• [DATASET EXTRACT]:
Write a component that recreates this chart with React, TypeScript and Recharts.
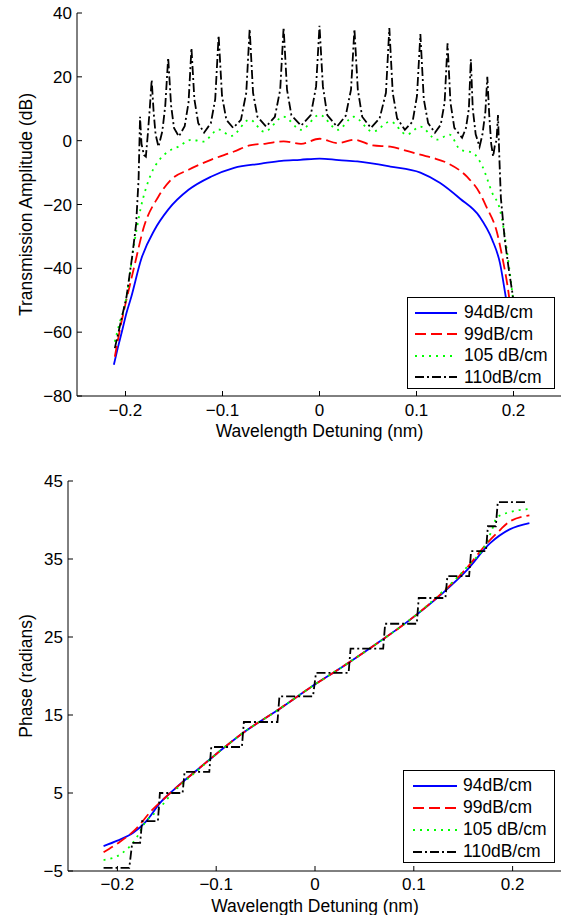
import React from 'react';
import { LineChart, Line, XAxis, YAxis, Legend } from 'recharts';

const seriesNames = ['94dB/cm', '99dB/cm', '105 dB/cm', '110dB/cm'];
const xTicks = [-0.2, -0.1, 0, 0.1, 0.2];
const ampTicks = [-80, -60, -40, -20, 0, 20, 40];
const phaseTicks = [-5, 5, 15, 25, 35, 45];

// transmission amplitude (dB) vs detuning (nm)
const amp94 = [
  [-0.212, -70.2], [-0.208, -65], [-0.204, -60.2], [-0.199, -54], [-0.194, -48.9],
  [-0.184, -37.3], [-0.17, -27.9], [-0.156, -21.6], [-0.135, -15.4], [-0.112, -11.3],
  [-0.088, -8.5], [-0.06, -7.2], [-0.039, -6.3], [-0.02, -6], [0, -5.6], [0.02, -6.1],
  [0.039, -6.5], [0.073, -8.1], [0.104, -10], [0.124, -13.2], [0.145, -18.2],
  [0.165, -23.8], [0.178, -31], [0.186, -38.3], [0.192, -48.9], [0.197, -58], [0.201, -68],
];
const amp99 = [
  [-0.211, -67.7], [-0.205, -58], [-0.199, -49.8], [-0.191, -39.5], [-0.181, -27],
  [-0.166, -17.5], [-0.153, -12.2], [-0.135, -9.1], [-0.112, -6], [-0.088, -3.4],
  [-0.072, -1.5], [-0.055, -0.9], [-0.037, -0.2], [-0.019, -1], [0, 0.6], [0.019, -0.8],
  [0.036, 0.3], [0.055, -1.5], [0.073, -1.9], [0.09, -3.2], [0.104, -4.4], [0.118, -5.5],
  [0.131, -6.9], [0.152, -11.3], [0.165, -16.3], [0.172, -20.7], [0.183, -28.8],
  [0.189, -37.3], [0.194, -45.8], [0.198, -55], [0.202, -65],
];
const amp105 = [
  [-0.211, -63], [-0.206, -57], [-0.201, -52], [-0.196, -43], [-0.192, -34], [-0.188, -27],
  [-0.184, -20.7], [-0.179, -15], [-0.173, -10], [-0.165, -6], [-0.156, -3.4],
  [-0.145, -1.8], [-0.132, 0.3], [-0.12, -0.3], [-0.104, 3.5], [-0.091, 1.5],
  [-0.072, 6.6], [-0.057, 2.8], [-0.037, 7.5], [-0.019, 3.4], [0, 8.1], [0.019, 3.4],
  [0.035, 7.5], [0.055, 2.8], [0.073, 6], [0.09, 1.9], [0.104, 4.4], [0.121, 0.3],
  [0.134, 1.9], [0.145, -2.8], [0.158, -3.8], [0.168, -8.1], [0.178, -16.3],
  [0.186, -21.6], [0.193, -34], [0.198, -45.8], [0.202, -56], [0.206, -65],
];
const amp110 = [
  [-0.211, -65], [-0.205, -57], [-0.199, -49], [-0.193, -36], [-0.189, -26], [-0.1865, -12],
  [-0.185, 7.5], [-0.1835, -1], [-0.181, -4.5], [-0.179, -5], [-0.177, 2], [-0.175, 10],
  [-0.173, 19], [-0.171, 9], [-0.169, 2], [-0.166, -1.9], [-0.162, 3], [-0.159, 11],
  [-0.156, 26], [-0.153, 11], [-0.15, 4], [-0.145, 1.3], [-0.139, 4.5], [-0.135, 12],
  [-0.132, 29], [-0.129, 13], [-0.125, 5.5], [-0.119, 2.5], [-0.112, 5.5], [-0.1075, 13],
  [-0.104, 33], [-0.1005, 14], [-0.096, 6.5], [-0.089, 4], [-0.081, 6.5], [-0.0755, 15],
  [-0.072, 35], [-0.0685, 15], [-0.064, 7.5], [-0.055, 4.4], [-0.046, 7.5], [-0.0405, 16],
  [-0.037, 35.5], [-0.0335, 16], [-0.029, 8], [-0.019, 4.7], [-0.009, 8], [-0.0035, 17],
  [0, 36], [0.0035, 17], [0.008, 8], [0.018, 4.4], [0.027, 7.8], [0.0325, 16],
  [0.036, 35], [0.0395, 16], [0.044, 7.5], [0.053, 4], [0.062, 7], [0.0685, 15],
  [0.072, 35.3], [0.0755, 15], [0.08, 7], [0.088, 3.4], [0.096, 6], [0.1005, 14],
  [0.104, 33.4], [0.1075, 13], [0.112, 5.5], [0.119, 2.5], [0.125, 5], [0.129, 12],
  [0.132, 30.5], [0.135, 12], [0.139, 4], [0.147, 0.9], [0.151, 4], [0.154, 10],
  [0.156, 25.5], [0.158, 10], [0.161, 2], [0.165, -1.9], [0.168, 2], [0.171, 9],
  [0.173, 20], [0.175, 8], [0.177, -1], [0.179, -5], [0.181, -1], [0.1825, 0],
  [0.184, 8], [0.1855, -6], [0.187, -18], [0.191, -31], [0.195, -40], [0.199, -48],
  [0.203, -58], [0.207, -67],
];

// phase (radians) vs detuning (nm)
const phase94 = [
  [-0.214, -1.8], [-0.2, -1.1], [-0.184, -0.1], [-0.17, 1.5], [-0.157, 3.7], [-0.143, 5.4],
  [-0.116, 8.3], [-0.099, 10.1], [-0.073, 12.7], [-0.038, 15.6], [-0.005, 18.5],
  [0.028, 21.2], [0.063, 24.2], [0.096, 27.2], [0.129, 30.6], [0.154, 33.6],
  [0.177, 37], [0.197, 38.8], [0.217, 39.6],
];
const phase99 = [
  [-0.214, -2.6], [-0.199, -1.4], [-0.182, 0.3], [-0.165, 2.8], [-0.15, 4.6],
  [-0.116, 8.3], [-0.099, 10.1], [-0.073, 12.7], [-0.038, 15.6], [-0.005, 18.5],
  [0.028, 21.2], [0.063, 24.2], [0.096, 27.2], [0.129, 30.7], [0.154, 33.9],
  [0.174, 37], [0.184, 38.3], [0.197, 39.8], [0.217, 40.6],
];
const phase105 = [
  [-0.214, -3.6], [-0.195, -2.7], [-0.182, -1], [-0.172, 1.2], [-0.159, 2.8], [-0.145, 4.9],
  [-0.116, 8.2], [-0.099, 10.1], [-0.073, 12.7], [-0.038, 15.6], [-0.005, 18.5],
  [0.028, 21.2], [0.063, 24.2], [0.096, 27.2], [0.129, 30.8], [0.154, 34],
  [0.174, 37.2], [0.179, 38.7], [0.184, 40.3], [0.197, 41], [0.217, 41.4],
];
const phase110 = [
  [-0.214, -4.6], [-0.188, -4.6], [-0.185, -1.4], [-0.177, -1.4], [-0.175, 1.4],
  [-0.159, 1.4], [-0.157, 5], [-0.134, 5], [-0.132, 7.7], [-0.107, 7.7], [-0.105, 10.9],
  [-0.074, 10.9], [-0.072, 14.1], [-0.038, 14.1], [-0.036, 17.4], [-0.002, 17.4],
  [0.001, 20.4], [0.034, 20.4], [0.036, 23.5], [0.069, 23.5], [0.071, 26.7],
  [0.103, 26.7], [0.105, 30], [0.132, 30], [0.134, 32.8], [0.156, 32.8], [0.158, 36],
  [0.173, 36], [0.175, 39.2], [0.183, 39.2], [0.185, 42.3], [0.215, 42.3],
];

const font = '"Liberation Sans", Arial, Helvetica, sans-serif';
const styles = [
  { stroke: '#0000ff', dash: undefined as string | undefined },
  { stroke: '#ff0000', dash: '11 5' },
  { stroke: '#00ff00', dash: '2 5' },
  { stroke: '#000000', dash: '9 3 2 3' },
];

const toRows = (pts: number[][]) => pts.map(([x, y]) => ({ x, y }));
const fmt = (v: number) => (v < 0 ? '\u2212' + Math.abs(v) : String(v));
const tickStyle = { fill: '#000', fontSize: 17, fontFamily: font };

const LegendBox = ({ width, height, rowH, padTop, lineLeft, lineLen, gap }: any) => (
  <div
    style={{
      width, height, boxSizing: 'border-box', border: '1px solid #000', background: '#fff',
      paddingTop: padTop, fontFamily: font, fontSize: 17.5, color: '#000',
    }}
  >
    {seriesNames.map((name, i) => (
      <div key={name} style={{ display: 'flex', alignItems: 'center', height: rowH }}>
        <svg width={lineLeft + lineLen + gap} height={6} style={{ flex: 'none' }}>
          <line
            x1={lineLeft} x2={lineLeft + lineLen} y1={3} y2={3}
            stroke={styles[i].stroke} strokeWidth={1.8} strokeDasharray={styles[i].dash}
          />
        </svg>
        <span style={{ whiteSpace: 'nowrap' }}>{name}</span>
      </div>
    ))}
  </div>
);

const Panel = ({ series, yTicks, yDomain, yLabel, yWidth, top, height, margin, xTickMargin, xAxisH, xLabelOffset, legend }: any) => (
  <div style={{ position: 'absolute', left: 0, top, width: 570, height }}>
    <LineChart width={570} height={height} margin={margin}>
      <XAxis
        type="number" dataKey="x" domain={[-0.25, 0.25]} ticks={xTicks} tickFormatter={fmt}
        height={xAxisH} tick={tickStyle} tickSize={-5} tickMargin={xTickMargin} stroke="#000"
        label={{ value: 'Wavelength Detuning (nm)', position: 'insideBottom', offset: xLabelOffset, fill: '#000', fontSize: 17.5, fontFamily: font }}
      />
      <XAxis
        xAxisId="t" orientation="top" type="number" dataKey="x" domain={[-0.25, 0.25]}
        ticks={xTicks} height={0} tick={false} tickSize={-5} stroke="#000"
      />
      <YAxis
        type="number" domain={yDomain} ticks={yTicks} tickFormatter={fmt} width={yWidth}
        tick={tickStyle} tickSize={-5} tickMargin={10} stroke="#000" interval={0}
        label={{ value: yLabel, angle: -90, position: 'insideLeft', offset: 26, fill: '#000', fontSize: 17.5, fontFamily: font, style: { textAnchor: 'middle' } }}
      />
      <YAxis
        yAxisId="r" orientation="right" type="number" domain={yDomain} ticks={yTicks}
        width={0} tick={false} tickSize={-5} stroke="#000" interval={0}
      />
      {series.map((pts: number[][], i: number) => (
        <Line
          key={seriesNames[i]} name={seriesNames[i]} data={toRows(pts)} dataKey="y"
          type={i === 3 ? 'linear' : 'monotone'} stroke={styles[i].stroke}
          strokeDasharray={styles[i].dash} strokeWidth={1.8} dot={false} activeDot={false}
          isAnimationActive={false}
        />
      ))}
      <Legend
        layout="vertical" align="center" verticalAlign="middle"
        wrapperStyle={{ left: legend.left, top: legend.top, width: legend.width }}
        content={() => <LegendBox {...legend} />}
      />
    </LineChart>
  </div>
);

export default function App() {
  return (
    <div style={{ position: 'absolute', left: 0, top: 0, width: 561, height: 915, overflow: 'hidden', background: '#fff' }}>
      <Panel
        series={[amp94, amp99, amp105, amp110]} yTicks={ampTicks} yDomain={[-80, 40]}
        yLabel="Transmission Amplitude (dB)" yWidth={77} top={0} height={441}
        margin={{ top: 13, right: 8, bottom: 0, left: 0 }} xTickMargin={13}
        xAxisH={45} xLabelOffset={4}
        legend={{ left: 407, top: 297, width: 148, height: 92, rowH: 21.5, padTop: 4, lineLeft: 7, lineLen: 42, gap: 7 }}
      />
      <Panel
        series={[phase94, phase99, phase105, phase110]} yTicks={phaseTicks} yDomain={[-5, 45]}
        yLabel="Phase (radians)" yWidth={68} top={445} height={470}
        margin={{ top: 36, right: 8, bottom: 0, left: 0 }} xTickMargin={12}
        xAxisH={44} xLabelOffset={3}
        legend={{ left: 403, top: 325, width: 152, height: 93, rowH: 22, padTop: 3.5, lineLeft: 9, lineLen: 44, gap: 6 }}
      />
    </div>
  );
}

• [INSTRUCTIONS TO FOLLOW]:
Without any pictures, reproduce the lines from the first one in the material through the line that has "const phaseTicks = [-5, 5, 15, 25, 35, 45];", exactly as they appear.

• [RESULT OF THIS TASK]:
Write a component that recreates this chart with React, TypeScript and Recharts.
import React from 'react';
import { LineChart, Line, XAxis, YAxis, Legend } from 'recharts';

const seriesNames = ['94dB/cm', '99dB/cm', '105 dB/cm', '110dB/cm'];
const xTicks = [-0.2, -0.1, 0, 0.1, 0.2];
const ampTicks = [-80, -60, -40, -20, 0, 20, 40];
const phaseTicks = [-5, 5, 15, 25, 35, 45];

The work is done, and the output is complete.